### Objective
Beneath this task is a listing; retype all of it exactly.

### Raw data
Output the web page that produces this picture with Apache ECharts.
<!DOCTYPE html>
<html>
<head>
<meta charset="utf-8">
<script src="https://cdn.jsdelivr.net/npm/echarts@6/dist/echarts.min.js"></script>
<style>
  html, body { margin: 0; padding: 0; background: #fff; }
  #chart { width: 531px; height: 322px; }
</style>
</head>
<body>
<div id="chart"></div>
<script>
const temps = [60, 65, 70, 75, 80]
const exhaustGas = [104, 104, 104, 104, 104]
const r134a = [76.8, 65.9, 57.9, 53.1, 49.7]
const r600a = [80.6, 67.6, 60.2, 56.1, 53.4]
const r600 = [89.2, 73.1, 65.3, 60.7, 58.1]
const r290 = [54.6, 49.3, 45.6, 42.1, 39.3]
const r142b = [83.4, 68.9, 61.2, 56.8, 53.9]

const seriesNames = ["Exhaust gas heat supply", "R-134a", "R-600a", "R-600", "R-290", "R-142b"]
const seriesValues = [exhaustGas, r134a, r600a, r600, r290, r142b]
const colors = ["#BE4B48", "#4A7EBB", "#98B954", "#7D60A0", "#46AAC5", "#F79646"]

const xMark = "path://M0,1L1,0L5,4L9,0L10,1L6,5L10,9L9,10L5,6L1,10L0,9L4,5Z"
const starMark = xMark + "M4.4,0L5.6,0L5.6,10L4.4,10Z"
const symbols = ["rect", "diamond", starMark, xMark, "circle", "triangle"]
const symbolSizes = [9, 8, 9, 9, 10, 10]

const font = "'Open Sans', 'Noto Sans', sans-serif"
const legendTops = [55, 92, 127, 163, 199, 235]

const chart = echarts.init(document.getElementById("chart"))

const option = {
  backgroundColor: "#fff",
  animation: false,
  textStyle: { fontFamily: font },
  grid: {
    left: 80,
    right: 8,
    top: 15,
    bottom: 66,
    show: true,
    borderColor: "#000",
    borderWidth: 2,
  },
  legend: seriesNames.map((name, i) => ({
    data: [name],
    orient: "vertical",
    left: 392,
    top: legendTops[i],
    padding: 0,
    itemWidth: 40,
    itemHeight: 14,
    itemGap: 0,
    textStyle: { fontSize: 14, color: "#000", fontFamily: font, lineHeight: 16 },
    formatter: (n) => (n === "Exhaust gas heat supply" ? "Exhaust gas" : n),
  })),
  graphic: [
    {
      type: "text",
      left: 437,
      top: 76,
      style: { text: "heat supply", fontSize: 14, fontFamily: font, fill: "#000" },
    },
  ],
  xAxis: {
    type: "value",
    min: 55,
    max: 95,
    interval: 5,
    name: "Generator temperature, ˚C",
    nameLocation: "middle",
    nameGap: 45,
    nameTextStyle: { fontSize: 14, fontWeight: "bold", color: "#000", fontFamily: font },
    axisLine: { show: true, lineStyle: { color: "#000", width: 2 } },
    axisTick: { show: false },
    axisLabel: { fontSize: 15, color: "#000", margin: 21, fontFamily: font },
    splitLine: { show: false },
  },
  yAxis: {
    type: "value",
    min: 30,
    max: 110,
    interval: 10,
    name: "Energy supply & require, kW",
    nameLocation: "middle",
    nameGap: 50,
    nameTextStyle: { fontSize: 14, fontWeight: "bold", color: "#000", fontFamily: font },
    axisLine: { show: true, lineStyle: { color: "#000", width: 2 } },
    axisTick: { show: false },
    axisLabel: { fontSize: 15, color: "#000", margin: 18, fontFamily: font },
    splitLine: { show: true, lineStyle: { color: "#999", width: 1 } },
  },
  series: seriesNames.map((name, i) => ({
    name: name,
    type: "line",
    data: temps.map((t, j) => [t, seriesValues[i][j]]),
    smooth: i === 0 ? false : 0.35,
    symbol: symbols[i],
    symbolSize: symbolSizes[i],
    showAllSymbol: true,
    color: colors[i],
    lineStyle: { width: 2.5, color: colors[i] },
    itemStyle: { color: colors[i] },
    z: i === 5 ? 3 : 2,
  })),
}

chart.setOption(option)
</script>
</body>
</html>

### Reply to the task
Output the web page that produces this picture with Apache ECharts.
<!DOCTYPE html>
<html>
<head>
<meta charset="utf-8">
<script src="https://cdn.jsdelivr.net/npm/echarts@6/dist/echarts.min.js"></script>
<style>
  html, body { margin: 0; padding: 0; background: #fff; }
  #chart { width: 531px; height: 322px; }
</style>
</head>
<body>
<div id="chart"></div>
<script>
const temps = [60, 65, 70, 75, 80]
const exhaustGas = [104, 104, 104, 104, 104]
const r134a = [76.8, 65.9, 57.9, 53.1, 49.7]
const r600a = [80.6, 67.6, 60.2, 56.1, 53.4]
const r600 = [89.2, 73.1, 65.3, 60.7, 58.1]
const r290 = [54.6, 49.3, 45.6, 42.1, 39.3]
const r142b = [83.4, 68.9, 61.2, 56.8, 53.9]

const seriesNames = ["Exhaust gas heat supply", "R-134a", "R-600a", "R-600", "R-290", "R-142b"]
const seriesValues = [exhaustGas, r134a, r600a, r600, r290, r142b]
const colors = ["#BE4B48", "#4A7EBB", "#98B954", "#7D60A0", "#46AAC5", "#F79646"]

const xMark = "path://M0,1L1,0L5,4L9,0L10,1L6,5L10,9L9,10L5,6L1,10L0,9L4,5Z"
const starMark = xMark + "M4.4,0L5.6,0L5.6,10L4.4,10Z"
const symbols = ["rect", "diamond", starMark, xMark, "circle", "triangle"]
const symbolSizes = [9, 8, 9, 9, 10, 10]

const font = "'Open Sans', 'Noto Sans', sans-serif"
const legendTops = [55, 92, 127, 163, 199, 235]

const chart = echarts.init(document.getElementById("chart"))

const option = {
  backgroundColor: "#fff",
  animation: false,
  textStyle: { fontFamily: font },
  grid: {
    left: 80,
    right: 8,
    top: 15,
    bottom: 66,
    show: true,
    borderColor: "#000",
    borderWidth: 2,
  },
  legend: seriesNames.map((name, i) => ({
    data: [name],
    orient: "vertical",
    left: 392,
    top: legendTops[i],
    padding: 0,
    itemWidth: 40,
    itemHeight: 14,
    itemGap: 0,
    textStyle: { fontSize: 14, color: "#000", fontFamily: font, lineHeight: 16 },
    formatter: (n) => (n === "Exhaust gas heat supply" ? "Exhaust gas" : n),
  })),
  graphic: [
    {
      type: "text",
      left: 437,
      top: 76,
      style: { text: "heat supply", fontSize: 14, fontFamily: font, fill: "#000" },
    },
  ],
  xAxis: {
    type: "value",
    min: 55,
    max: 95,
    interval: 5,
    name: "Generator temperature, ˚C",
    nameLocation: "middle",
    nameGap: 45,
    nameTextStyle: { fontSize: 14, fontWeight: "bold", color: "#000", fontFamily: font },
    axisLine: { show: true, lineStyle: { color: "#000", width: 2 } },
    axisTick: { show: false },
    axisLabel: { fontSize: 15, color: "#000", margin: 21, fontFamily: font },
    splitLine: { show: false },
  },
  yAxis: {
    type: "value",
    min: 30,
    max: 110,
    interval: 10,
    name: "Energy supply & require, kW",
    nameLocation: "middle",
    nameGap: 50,
    nameTextStyle: { fontSize: 14, fontWeight: "bold", color: "#000", fontFamily: font },
    axisLine: { show: true, lineStyle: { color: "#000", width: 2 } },
    axisTick: { show: false },
    axisLabel: { fontSize: 15, color: "#000", margin: 18, fontFamily: font },
    splitLine: { show: true, lineStyle: { color: "#999", width: 1 } },
  },
  series: seriesNames.map((name, i) => ({
    name: name,
    type: "line",
    data: temps.map((t, j) => [t, seriesValues[i][j]]),
    smooth: i === 0 ? false : 0.35,
    symbol: symbols[i],
    symbolSize: symbolSizes[i],
    showAllSymbol: true,
    color: colors[i],
    lineStyle: { width: 2.5, color: colors[i] },
    itemStyle: { color: colors[i] },
    z: i === 5 ? 3 : 2,
  })),
}

chart.setOption(option)
</script>
</body>
</html>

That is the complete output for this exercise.